Reacting promptly to the emergency declaration by then president Pervez Musharraf, Chaudhry had convened a seven-member bench which issued an interim order against the emergency. The judgement effective brought an end to Musharraf’s military rule and restored democracy Chaudhry maintained.

“The military dictator, on the strength of his power, continued ruling the country despite resistance from the judiciary, students, media and other segments of society,” Chaudhry said, without naming Musharraf.

“The democratic government (that came to power in 2008) did not validate or condone the acts and actions taken by the military ruler.
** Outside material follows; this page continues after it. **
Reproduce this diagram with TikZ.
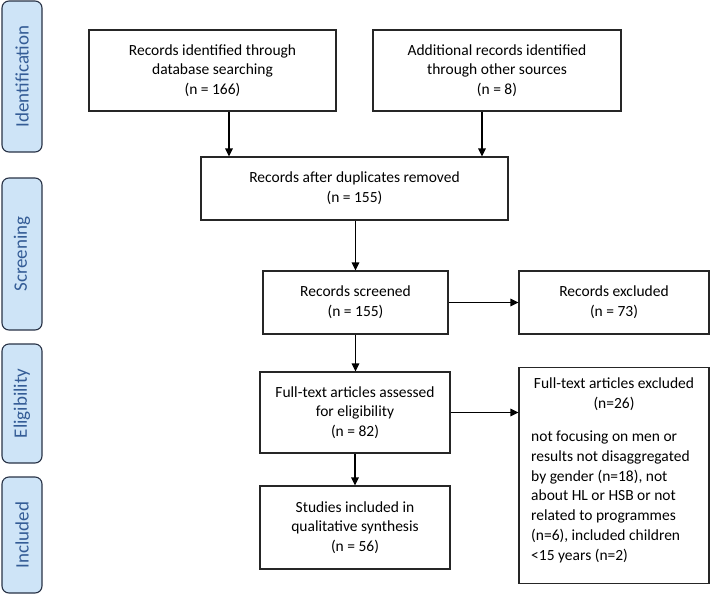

At the same time, such acts or actions were not undone or nullified,” he said.

Chaudhry said the judiciary in Pakistan always upheld its independence despite attempts to undermine its autonomy.

“The judiciary of Pakistan has passed through different phases where efforts by adopting unconstitutional measures have been made, but the judiciary ensured its independence in all these circumstances because the judiciary is of the opinion that when there is constitutionalism and rule of law, it guarantees a democratic system instead of military rule,” he said.

“This image of the judiciary is necessary because the judiciary not only decides cases and settles dispute, but also enforces the fundamental rights and freedom guaranteed to citizens,” he added.

Chaudhry pointed out that the judiciary in Pakistan took suo motu notice of ordinary cases and high-profile cases of violation of human rights a number of times to establish equality before law and the fundamental rights of individuals.

He said whenever a country is ruled by the chosen representatives under the constitution, the system of good governance is strengthened.

“Rule of law and equality before law are the hallmark of Islamic thought and philosophy, which derives its authority from the holy Quran and traditions of the Prophet,” he added.